When the kernel needs to process packet headers without going through the full protocol decode, they are dissected. For example, this happens in the tc subsystem, in multipath routing, in bonding, or when calculating a packet hash. In this situation the kernel parses the packet headers and fills internal structures with the information from the packet headers. You can replace this internal parsing using the BPF_PROG_TYPE_FLOW_DISSECTOR program. Note that you can only dissect TCP and UDP over IPv4 and IPv6 in eBPF in RHEL.

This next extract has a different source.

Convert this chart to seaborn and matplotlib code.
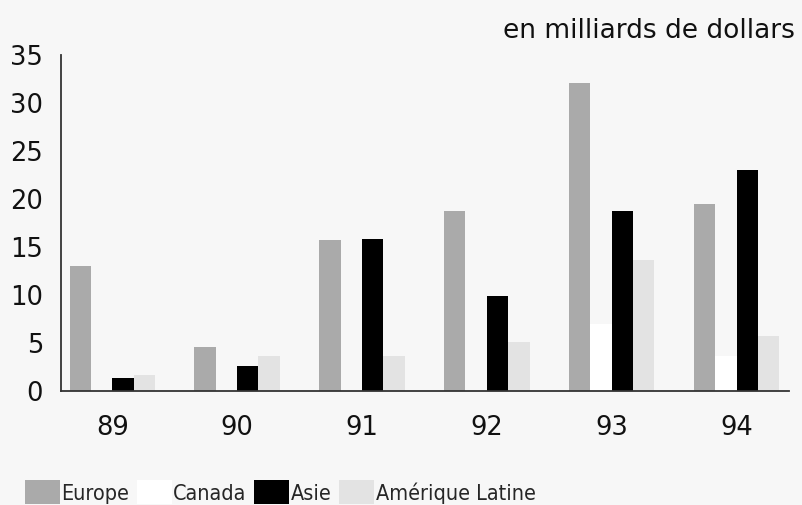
import matplotlib
matplotlib.use("Agg")
import matplotlib.pyplot as plt
import seaborn as sns
import pandas as pd
from matplotlib.patches import Patch
from matplotlib import font_manager

# Investment by region, in billions of dollars
years = ["89", "90", "91", "92", "93", "94"]
regions = ["Europe", "Canada", "Asie", "Amérique Latine"]
europe = [13.0, 4.6, 15.7, 18.8, 32.1, 19.5]
canada = [0.0, 0.0, 0.0, 0.0, 7.0, 3.6]
asie = [1.4, 2.6, 15.8, 9.9, 18.8, 23.0]
amerique_latine = [1.7, 3.7, 3.7, 5.1, 13.6, 5.7]
colors = ["#aaaaaa", "#ffffff", "#000000", "#e3e3e3"]

series = [europe, canada, asie, amerique_latine]
df = pd.DataFrame(
    [(y, r, v) for r, vals in zip(regions, series) for y, v in zip(years, vals)],
    columns=["année", "région", "valeur"],
)

sns.set_theme(style="white")
bg = "#f7f7f7"
fig = plt.figure(figsize=(8.03, 5.05), dpi=100, facecolor=bg)
ax = fig.add_axes([0.076, 0.2257, 0.9066, 0.6653], facecolor=bg)

sns.barplot(
    data=df, x="année", y="valeur", hue="région",
    order=years, hue_order=regions, palette=colors,
    width=0.684, gap=0, saturation=1, edgecolor="none",
    legend=False, ax=ax,
)

ax.set_ylim(0, 35)
ax.set_xlim(-0.41, 5.42)
ax.set_yticks(range(0, 36, 5))
ax.set_xlabel("")
ax.set_ylabel("")
for s in ["top", "right"]:
    ax.spines[s].set_visible(False)
for s in ["left", "bottom"]:
    ax.spines[s].set_color("#333333")
    ax.spines[s].set_linewidth(1.3)
ax.tick_params(axis="y", length=0, pad=13, labelsize=18.5, labelcolor="#111111")
ax.tick_params(axis="x", length=0, pad=17, labelsize=18.5, labelcolor="#111111")

fig.text(0.99, 0.938, "en milliards de dollars", ha="right", va="center",
         fontsize=19, color="#111111")

# condensed face for the legend, if one is installed
narrow = None
for f in font_manager.fontManager.ttflist:
    lname = f.name.lower()
    if f.weight in (400, "normal", "regular") and f.style == "normal" and (
        "narrow" in lname or "condensed" in lname
        or str(f.stretch) in ("condensed", "semi-condensed", "extra-condensed")
        or (isinstance(f.stretch, int) and f.stretch < 500)
    ):
        narrow = f.fname
        break

if narrow:
    legend_prop = font_manager.FontProperties(fname=narrow, size=15.5)
else:
    legend_prop = font_manager.FontProperties(family="DejaVu Sans", size=12)

handles = [Patch(facecolor=c, edgecolor="none", label=r) for c, r in zip(colors, regions)]
fig.legend(handles=handles, loc="lower left", bbox_to_anchor=(0.02, -0.016),
           ncol=4, frameon=False, prop=legend_prop,
           handlelength=1.62, handleheight=1.35,
           handletextpad=0.08, columnspacing=0.35, borderaxespad=0)

fig.savefig("out.png", dpi=100, facecolor=bg)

In RHEL 8.3, Red Hat provides this feature as an unsupported Technology Preview.

TCP Congestion Control

You can write a custom TCP congestion control algorithm using a group of BPF_PROG_TYPE_STRUCT_OPS programs that implement struct tcp_congestion_oops callbacks. An algorithm that is implemented this way is available to the system alongside the built-in kernel algorithms.

In RHEL 8.3, Red Hat provides this feature as an unsupported Technology Preview.

Routes with encapsulation

You can attach one of the following eBPF program types to routes in the routing table as a tunnel encapsulation attribute:

  • BPF_PROG_TYPE_LWT_IN
  • BPF_PROG_TYPE_LWT_OUT
  • BPF_PROG_TYPE_LWT_XMIT

The functionality of such an eBPF program is limited to specific tunnel configurations and does not allow creating a generic encapsulation or decapsulation solution.

In RHEL 8.3, Red Hat provides this feature as an unsupported Technology Preview.